Setting torch.autograd.set_detect_anomaly(True) gives me the following stack trace I’ve truncated to the last, most recent call

File "C:\Users\ThomasWood\source\repos\LifeBio.Memory.AI\seq2seq\fine_tune_snapshots.py", line 166, in <module>           trainer.train(resume_from_checkpoint='checkpoint-2000')                                                               
File "C:\Users\ThomasWood\AppData\Local\Packages\PythonSoftwareFoundation.Python.3.9_qbz5n2kfra8p0\LocalCache\local-packages\Python39\site-packages\transformers\trainer.py", line 1269, in train                                                 tr_loss += self.training_step(model, inputs)                                                                          
File "C:\Users\ThomasWood\AppData\Local\Packages\PythonSoftwareFoundation.Python.3.9_qbz5n2kfra8p0\LocalCache\local-packages\Python39\site-packages\transformers\trainer.py", line 1764, in training_step                                         self.scaler.scale(loss).backward()                                                                                    
File "C:\Users\ThomasWood\AppData\Local\Packages\PythonSoftwareFoundation.Python.3.9_qbz5n2kfra8p0\LocalCache\local-packages\Python39\site-packages\torch\_tensor.py", line 255, in backward                                                      torch.autograd.backward(self, gradient, retain_graph, create_graph, inputs=inputs)                                    

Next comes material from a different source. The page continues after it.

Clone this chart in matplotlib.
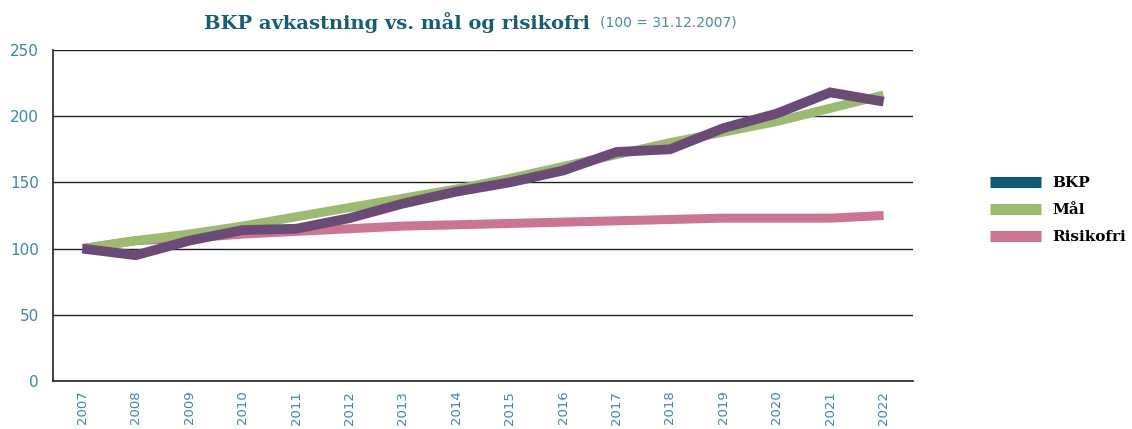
import matplotlib
matplotlib.use('Agg')
import matplotlib.pyplot as plt
from matplotlib.lines import Line2D

years = [str(y) for y in range(2007, 2023)]
bkp = [100, 95, 106, 114, 115, 123, 134, 143, 150, 159, 173, 175, 191, 202, 218, 211]
maal = [100, 106, 111, 117, 124, 131, 138, 145, 153, 162, 171, 180, 188, 196, 206, 216]
risikofri = [100, 106, 108, 111, 113, 115, 117, 118, 119, 120, 121, 122, 123, 123, 123, 125]
yticks = [0, 50, 100, 150, 200, 250]

c_bkp_line = '#6b4a78'
c_bkp_legend = '#0e5a77'
c_maal = '#9bbb6e'
c_risk = '#cc7590'
c_tick = '#3d88a3'
c_title = '#155e78'

tick_font = ['DejaVu Sans']
slab_font = ['DejaVu Serif']

fig = plt.figure(figsize=(11.32, 4.29), dpi=100)
ax = fig.add_axes([0.0468, 0.1119, 0.7597, 0.7715])

x = range(len(years))
ax.plot(x, risikofri, color=c_risk, lw=6.5, solid_capstyle='butt', zorder=3)
ax.plot(x, maal, color=c_maal, lw=6.5, solid_capstyle='butt', zorder=4)
ax.plot(x, bkp, color=c_bkp_line, lw=7, solid_capstyle='butt', solid_joinstyle='miter', zorder=5)

ax.set_xlim(-0.55, len(years) - 0.45)
ax.set_ylim(0, 250)
ax.set_yticks(yticks)
ax.set_yticklabels([str(v) for v in yticks], family=tick_font, fontsize=11, color=c_tick)
ax.set_xticks(list(x))
ax.set_xticklabels(years, rotation=90, family=tick_font, fontsize=9.5, color=c_tick)
ax.tick_params(axis='y', length=0, pad=10)
ax.tick_params(axis='x', length=0, pad=7)
ax.grid(axis='y', color='#222222', lw=1)
ax.set_axisbelow(True)
for s in ['top', 'right']:
    ax.spines[s].set_visible(False)
for s in ['left', 'bottom']:
    ax.spines[s].set_color('#222222')
    ax.spines[s].set_linewidth(1.2)

handles = [Line2D([], [], color=c, lw=8, solid_capstyle='butt')
           for c in [c_bkp_legend, c_maal, c_risk]]
fig.legend(handles, ['BKP', 'Mål', 'Risikofri'], loc='center left',
           bbox_to_anchor=(0.862, 0.51), frameon=False, handlelength=3.4,
           handletextpad=0.7, labelspacing=0.85,
           prop={'family': slab_font, 'weight': 'bold', 'size': 11})

fig.text(0.521, 0.947, 'BKP avkastning vs. mål og risikofri', ha='right', va='center',
         family=slab_font, weight='bold', fontsize=14, color=c_title)
fig.text(0.530, 0.947, '(100 = 31.12.2007)', ha='left', va='center',
         family=tick_font, fontsize=10, color='#4a8aa0')

fig.savefig('out.png', dpi=100)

File "C:\Users\ThomasWood\AppData\Local\Packages\PythonSoftwareFoundation.Python.3.9_qbz5n2kfra8p0\LocalCache\local-packages\Python39\site-packages\torch\autograd\__init__.py", line 147, in backward                                            Variable._execution_engine.run_backward(                                                                              
File "C:\Users\ThomasWood\AppData\Local\Packages\PythonSoftwareFoundation.Python.3.9_qbz5n2kfra8p0\LocalCache\local-packages\Python39\site-packages\torch\autograd\function.py", line 87, in apply                                                return self._forward_cls.backward(self, *args)  # type: ignore[attr-defined]                                          
File "C:\Users\ThomasWood\AppData\Local\Packages\PythonSoftwareFoundation.Python.3.9_qbz5n2kfra8p0\LocalCache\local-packages\Python39\site-packages\torch\utils\checkpoint.py", line 138, in backward                                             torch.autograd.backward(outputs_with_grad, args_with_grad)                                                            
File "C:\Users\ThomasWood\AppData\Local\Packages\PythonSoftwareFoundation.Python.3.9_qbz5n2kfra8p0\LocalCache\local-packages\Python39\site-packages\torch\autograd\__init__.py", line 147, in backward                                            Variable._execution_engine.run_backward(                                                                            
RuntimeError: one of the variables needed for gradient computation has been modified by an inplace operation: [torch.cuda.HalfTensor [16, 8192, 1]], which is output 0 of ViewBackward, is at version 2; expected version 1 instead. Hint: the backtrace further above shows the operation that failed to compute its gradient. The variable in question was changed in there or anywhere later. Good luck!                                                                                     

Only changes I’ve made to this notebook are changing out my dataset for the arxiv dataset.